TASK REQUIREMENTS ::
Answer with the number of lines in the listing below that contain the word "document", and nothing else.

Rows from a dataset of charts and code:

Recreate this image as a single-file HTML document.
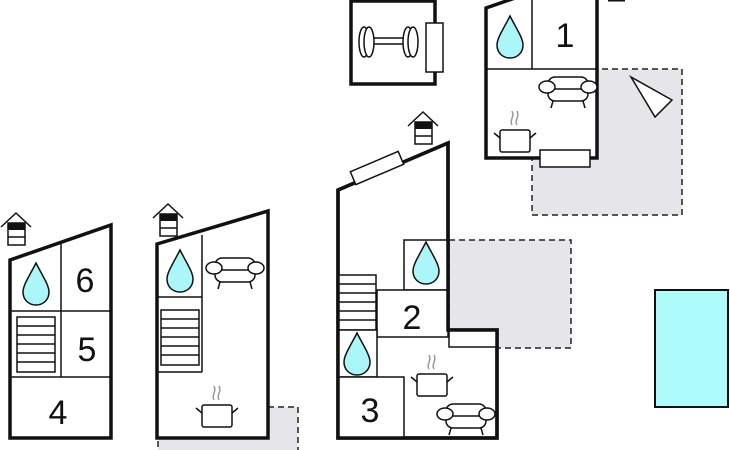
<!DOCTYPE html>
<html><head><style>body{margin:0;background:#fff}svg{display:block}text{font-family:"Liberation Sans",sans-serif;fill:#111}</style></head>
<body>
<svg width="730" height="450" viewBox="0 0 730 450" xmlns="http://www.w3.org/2000/svg">
<defs>
<g id="drop"><path d="M0,-20 C6,-8 13,2 13,9 C13,17 7,22 0,22 C-7,22 -13,17 -13,9 C-13,2 -6,-8 0,-20Z" fill="#aaf6f8" stroke="#111" stroke-width="1.5"/></g>
<g id="sofa" fill="#fff" stroke="#111" stroke-width="1.5"><rect x="-20" y="-12" width="40" height="24" rx="7"/><line x1="-20" y1="0" x2="20" y2="0"/><ellipse cx="-21" cy="-2" rx="8" ry="6"/><ellipse cx="21" cy="-2" rx="8" ry="6"/><line x1="-15" y1="12" x2="-17" y2="19"/><line x1="15" y1="12" x2="17" y2="19"/></g>
<g id="pot" fill="none" stroke="#111" stroke-width="1.5"><rect x="-15" y="-9" width="30" height="22" rx="2" fill="#fff"/><line x1="-15" y1="-1" x2="-21" y2="-6"/><line x1="15" y1="-1" x2="21" y2="-6"/><path d="M-3,-14 c-3,-5 3,-8 0,-14 M2,-14 c-3,-5 3,-8 0,-14" stroke="#999"/></g>
<g id="house"><path d="M-15,14 L0,0 L15,14" fill="none" stroke="#111" stroke-width="1.5"/><rect x="-8" y="10" width="17" height="22" fill="#fff" stroke="#111" stroke-width="1.5"/><rect x="-8" y="10" width="17" height="7" fill="#111"/><line x1="-8" y1="24" x2="9" y2="24" stroke="#111" stroke-width="1.5"/></g>
<g id="stairs6" fill="#fff" stroke="#111" stroke-width="1.5"><rect x="0" y="0" width="38" height="55"/><line x1="0" y1="9" x2="38" y2="9"/><line x1="0" y1="18" x2="38" y2="18"/><line x1="0" y1="27" x2="38" y2="27"/><line x1="0" y1="36" x2="38" y2="36"/><line x1="0" y1="45" x2="38" y2="45"/></g>
</defs>

<!-- gray dashed areas -->
<rect x="532" y="69" width="150" height="146" fill="#e6e6ea" stroke="#222" stroke-width="1.5" stroke-dasharray="6,4"/>
<rect x="449" y="240" width="122" height="108" fill="#e6e6ea" stroke="#222" stroke-width="1.5" stroke-dasharray="6,4"/>
<rect x="158" y="407" width="140" height="50" fill="#e6e6ea" stroke="#222" stroke-width="1.5" stroke-dasharray="6,4"/>

<!-- Building A -->
<use href="#house" x="16" y="213"/>
<polygon points="10,260 111,225 111,438 10,438" fill="#fff" stroke="#111" stroke-width="3.5"/>
<g stroke="#111" stroke-width="1.5" fill="none"><line x1="61" y1="244" x2="61" y2="377"/><line x1="10" y1="311" x2="111" y2="311"/><line x1="10" y1="377" x2="111" y2="377"/></g>
<use href="#drop" x="36" y="283"/>
<use href="#stairs6" x="17" y="317"/>
<text x="85" y="292" font-size="34" text-anchor="middle">6</text>
<text x="87" y="361" font-size="34" text-anchor="middle">5</text>
<text x="58" y="424" font-size="34" text-anchor="middle">4</text>

<!-- Building B -->
<use href="#house" x="168" y="204"/>
<polygon points="157,244 268,211 268,438 157,438" fill="#fff" stroke="#111" stroke-width="3.5"/>
<g stroke="#111" stroke-width="1.5" fill="none"><line x1="202" y1="235" x2="202" y2="372"/><line x1="157" y1="297" x2="202" y2="297"/><line x1="157" y1="372" x2="202" y2="372"/></g>
<use href="#drop" x="180" y="270"/>
<use href="#stairs6" x="161" y="310"/>
<use href="#sofa" x="235" y="270"/>
<use href="#pot" x="217" y="414"/>

<!-- Building C -->
<use href="#house" x="423" y="112"/>
<polygon points="338,190 448,143 448,330 497,330 497,438 338,438" fill="#fff" stroke="#111" stroke-width="3.5"/>
<rect x="449" y="330" width="48" height="17" fill="#fff" stroke="#111" stroke-width="1.5"/>
<g stroke="#111" stroke-width="1.5" fill="#fff">
<rect x="404" y="240" width="44" height="50"/>
<rect x="377" y="290" width="71" height="47"/>
<rect x="338" y="275" width="38" height="55"/>
<line x1="338" y1="284" x2="376" y2="284"/><line x1="338" y1="293" x2="376" y2="293"/><line x1="338" y1="302" x2="376" y2="302"/><line x1="338" y1="311" x2="376" y2="311"/><line x1="338" y1="320" x2="376" y2="320"/>
<rect x="338" y="330" width="39" height="47"/>
<rect x="338" y="377" width="66" height="61"/>
</g>
<polygon points="338,190 448,143 448,330 497,330 497,438 338,438" fill="none" stroke="#111" stroke-width="3.5"/>
<rect x="351" y="161" width="52" height="14" fill="#fff" stroke="#111" stroke-width="1.5" transform="rotate(-23 377 168)"/>
<use href="#drop" x="426" y="262"/>
<use href="#drop" x="357" y="353"/>
<text x="412" y="329" font-size="34" text-anchor="middle">2</text>
<text x="370" y="422" font-size="34" text-anchor="middle">3</text>
<use href="#pot" x="432" y="383"/>
<use href="#sofa" x="466" y="416"/>

<!-- Gym -->
<rect x="351" y="1" width="84" height="83" fill="#fff" stroke="#111" stroke-width="3.5"/>
<g stroke="#111" stroke-width="1.5" fill="#fff"><rect x="366" y="38" width="40" height="6"/><ellipse cx="364" cy="42" rx="5" ry="15"/><ellipse cx="369" cy="42" rx="5" ry="15"/><ellipse cx="408" cy="42" rx="5" ry="15"/><ellipse cx="413" cy="42" rx="5" ry="15"/></g>
<rect x="426" y="23" width="17" height="49" fill="#fff" stroke="#111" stroke-width="1.5"/>

<!-- Building D -->
<polygon points="486,8 515,-2 597,-2 597,158 486,158" fill="#fff" stroke="#111" stroke-width="3.5"/>
<g stroke="#111" stroke-width="1.5"><line x1="532" y1="0" x2="532" y2="69"/><line x1="486" y1="69" x2="597" y2="69"/></g>
<use href="#drop" x="510" y="36"/>
<text x="565" y="47" font-size="34" text-anchor="middle">1</text>
<use href="#sofa" x="568" y="89"/>
<use href="#pot" x="515" y="139"/>
<rect x="540" y="150" width="50" height="17" fill="#fff" stroke="#111" stroke-width="1.5"/>
<polygon points="631,77 672,100 655,117" fill="#fff" stroke="#111" stroke-width="1.5"/>
<line x1="608" y1="0" x2="625" y2="0" stroke="#111" stroke-width="3"/>

<!-- Pool -->
<rect x="655" y="290" width="73" height="117" fill="#aefcfc" stroke="#111" stroke-width="2"/>
</svg>
</body></html>
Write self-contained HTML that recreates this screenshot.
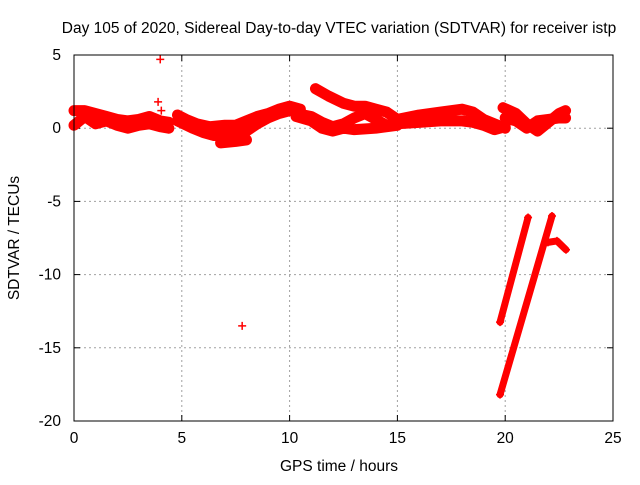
<!DOCTYPE html>
<html><head><meta charset="utf-8"><style>
body{margin:0;background:#fff;}
svg text{font-family:"Liberation Sans",sans-serif;font-size:15.5px;fill:#000;}
</style></head><body>
<svg id="chart" width="640" height="480">
<rect width="640" height="480" fill="#fff"/>
<text x="339" y="33" text-anchor="middle">Day 105 of 2020, Sidereal Day-to-day VTEC variation (SDTVAR) for receiver istp</text>
<text x="339" y="471" text-anchor="middle">GPS time / hours</text>
<text transform="translate(19,238) rotate(-90)" text-anchor="middle">SDTVAR / TECUs</text>
<g id="grid"></g>
<g id="ticks"></g>
<g id="marks"></g>
<rect x="74" y="55" width="539" height="366" fill="none" stroke="#000" stroke-width="1"/>
</svg>
<script>
const xTicks=[0,5,10,15,20,25];
const yTicks=[5,0,-5,-10,-15,-20];
const traceA1=[[0,1.2],[0.5,1.2],[1,1.0],[1.5,0.8],[2,0.6],[2.5,0.5],[3,0.6],[3.5,0.8],[4,0.5],[4.4,0.4]];
const traceA2=[[0,0.2],[0.5,0.8],[1,0.3],[1.5,0.5],[2,0.2],[2.5,0.0],[3,0.2],[3.5,0.3],[4,0.1],[4.4,0.0]];
const traceB1=[[4.8,0.9],[5.2,0.6],[5.7,0.3],[6.3,0.1],[7,0.2],[7.5,0.2],[8,0.5],[8.5,0.8],[9,1.0],[9.5,1.3],[10,1.5],[10.5,1.3]];
const traceB2=[[4.8,0.5],[5.5,0.0],[6,-0.3],[6.5,-0.5],[7,-0.5],[7.5,-0.4],[8,-0.2],[8.5,0.3],[9,0.7],[9.5,1.0],[10,1.2]];
const traceB3=[[6.8,-1.0],[7.5,-0.9],[8,-0.8]];
const traceC1=[[11.2,2.7],[11.8,2.2],[12.5,1.7],[13,1.5],[13.5,1.5],[14,1.3],[14.5,1.1],[15,0.6]];
const traceC2=[[10.3,1.0],[11,0.8],[11.5,0.4],[12,0.1],[12.5,0.3],[13,0.7],[13.5,1.0],[14,0.6],[14.5,0.2],[15,0.4]];
const traceC3=[[10.3,0.8],[11,0.5],[11.5,0.0],[12,-0.2],[12.5,0.0],[13,-0.1],[14,0.0],[15,0.2]];
const traceD1=[[15,0.6],[16,0.9],[17,1.1],[18,1.3],[18.5,1.1],[19,0.6],[19.5,0.3],[20,0.0]];
const traceD2=[[15,0.3],[16,0.4],[17,0.5],[18,0.5],[18.5,0.4],[19,0.2],[19.5,-0.1],[20,0.1]];
const traceE1=[[19.9,1.4],[20.5,1.0],[21,0.3],[21.5,-0.2],[22,0.4],[22.5,1.0],[22.8,1.2]];
const traceE2=[[20,0.7],[20.5,0.5],[21,0.0],[21.5,0.5],[22,0.6],[22.5,0.7],[22.8,0.7]];
const traceS1=[[19.76,-13.25],[21.06,-6.1]];
const traceS2=[[19.76,-18.2],[22.17,-6.0]];
const traceS3=[[21.98,-7.8],[22.4,-7.7],[22.82,-8.3]];
const outliers=[[4.0,4.7],[3.9,1.8],[4.05,1.2],[7.8,-13.5]];
const bandTraces=[traceA1,traceA2,traceB1,traceB2,traceB3,traceC1,traceC2,traceC3,traceD1,traceD2,traceE1,traceE2];
const steepTraces=[traceS1,traceS2,traceS3];

const X0=74,X1=613,Y0=421,Y1=55,xmin=0,xmax=25,ymin=-20,ymax=5;
const sx=v=>X0+(v-xmin)/(xmax-xmin)*(X1-X0);
const sy=v=>Y0-(v-ymin)/(ymax-ymin)*(Y0-Y1);
const NS="http://www.w3.org/2000/svg";
function mk(tag,attrs,parent){const e=document.createElementNS(NS,tag);for(const k in attrs)e.setAttribute(k,attrs[k]);parent.appendChild(e);return e;}
const grid=document.getElementById('grid'),ticks=document.getElementById('ticks'),marks=document.getElementById('marks');
xTicks.forEach(t=>{
  const x=sx(t);
  if(t>xmin&&t<xmax){const g=mk('line',{x1:x,x2:x,y1:Y1,y2:Y0,stroke:'#a0a0a0','stroke-dasharray':'2,3'},grid);
  
  }
  mk('line',{x1:x,x2:x,y1:Y0,y2:Y0-6,stroke:'#000'},ticks);
  mk('line',{x1:x,x2:x,y1:Y1,y2:Y1+6,stroke:'#000'},ticks);
  const l=mk('text',{x:x,y:Y0+22,'text-anchor':'middle'},ticks);l.textContent=t;
  
  
});
yTicks.forEach(t=>{
  const y=sy(t);
  if(t>ymin&&t<ymax){const g=mk('line',{x1:X0,x2:X1,y1:y,y2:y,stroke:'#a0a0a0','stroke-dasharray':'2,3'},grid);
  
  }
  mk('line',{x1:X0,x2:X0+6,y1:y,y2:y,stroke:'#000'},ticks);
  mk('line',{x1:X1,x2:X1-6,y1:y,y2:y,stroke:'#000'},ticks);
  const l=mk('text',{x:X0-13,y:y+5,'text-anchor':'end'},ticks);l.textContent=t;
  
  
});
function plus(x,y){
  const p=mk('path',{d:`M${x-4},${y}H${x+4}M${x},${y-4}V${y+4}`,stroke:'#f00','stroke-width':1.5},marks);
  
  
}
function drawTrace(tr,w){
  const pl=mk('polyline',{points:tr.map(p=>sx(p[0])+','+sy(p[1])).join(' '),fill:'none',stroke:'#f00','stroke-width':w,'stroke-linejoin':'round','stroke-linecap':'round'},marks);
  
  
  tr.forEach(p=>plus(sx(p[0]),sy(p[1])));
}
bandTraces.forEach(tr=>drawTrace(tr,11));
steepTraces.forEach(tr=>drawTrace(tr,7));
outliers.forEach(p=>plus(sx(p[0]),sy(p[1])));
</script>
</body></html>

EXERCISE OUTPUT ::
3